The Seattle City Council continues to consider a new head tax to fund programs to combat homelessness. We previously have written of the divisions on the issue among city leaders. The head tax is just one example of policies affecting city business that have been proposed. Yesterday we mentioned that at least one council member wants to revive consideration of a municipal bank.
What happens in Seattle, as we’ve noted, is of interest throughout the state. A thriving, economically-vibrant Seattle drives much of the state economy.
The Seattle Metropolitan Chamber of Commerce has argued against imposition of the head tax, which it calls a tax on jobs. Geek Wire reports that at least one city council member thinks the proposal is too low by half.
Seattle City Councilmember Kshama Sawant thinks that if Amazon plans to build a $5 billion second corporate headquarters, it can afford to pay more taxes in its hometown…
Sawant and her colleagues were discussing the Housing, Outreach, and Mass-Entry Shelter (HOMES) proposal, which would levy a tax of $100 per full-time employee, per year on businesses making more than $5 million in annual revenue. The tax’s sponsors say it would generate between $20-25 million a year to pay for affordable housing and homeless services.
“I think it should be larger,” Sawant said during Tuesday’s meeting. She later added, “at $200 we could raise over $50 million per year, every year.”
It’s simple multiplication, we guess, so imagine what could be done if the tax were $1,000 a head. The fallacy is that raising the tax would have not affect on job creation or investment.
The Geek Wire story quotes the Seattle Chamber CEO.
The Seattle Metropolitan Chamber of Commerce is pushing back against the HOMES proposal, asking its members to write letters to the City Council to demand more transparency around existing homelessness programs. Seattle Chamber CEO Maud Daudon says she is not convinced that existing funding, like the Seattle Housing Levy, is going toward an approach that prioritizes permanent housing first.

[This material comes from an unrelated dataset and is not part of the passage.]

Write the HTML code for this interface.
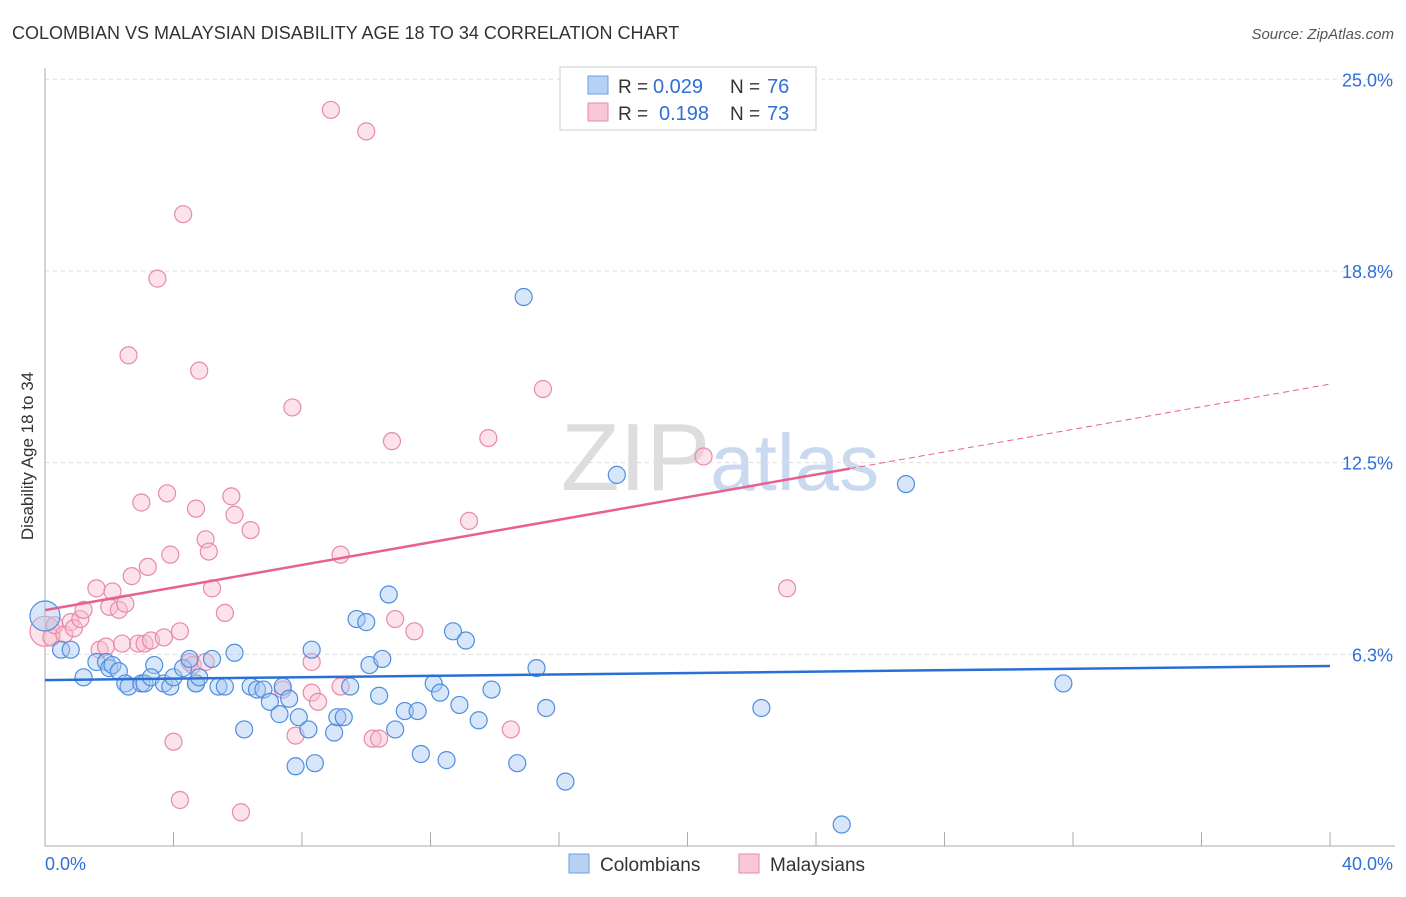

“There has been no real dialogue here to gain understanding about what actually is being proposed,” Daudon told GeekWire in an interview. “There’s a lot of confusion but what we’ve heard, we have not been reassured that the investments are consistent with this new path.”
There’s the other side of the equation. It’s one thing to talk about the new money. It’s another to talk about whether the money would be well spent.
The Puget Sound Business Journal reports that the city’s homelessness crisis is already having a negative impact on business. So is the talk of new taxes.
Buffalo Industries, an industrial wiping cloth manufacturer that has been in Sodo since the 1940s, is moving the 30-plus employee business out of the city in part due to chronic homelessness in the neighborhood, President Mark Benezrasaid.
He and other business owners are frustrated by the way the city has handled the issue and by a city proposal to levy a $100-per-employee tax on companies that gross more than $5 million per year. Each year the tax would generate up to $24 million for homeless shelters, long-term housing and related services.
The city council is anti-business, Benezra said, so he plans to move Buffalo Industries out of the city limits.
It’s a challenging issue, without doubt, requiring a thoughtful response. The Chamber makes a good point:
The City needs to invest our resources wisely toward solutions that work, instead of pursuing a new tax on jobs. The Council has a nearly $70 million increase in the general fund over last year that it could use to address housing affordability. This money is in addition to last year’s $290 million Housing Levy—which the Chamber and the business community supported and helped pass—and a $29 million affordable housing bond Council added last year.
The metro area has seen significant increases in local tax revenues as a result of the dramatic increases in investment and retail sales driven by business expansion. A strong economy remains the best source of new revenues. In Seattle, growth pays for growth. The city may be approaching a tipping point.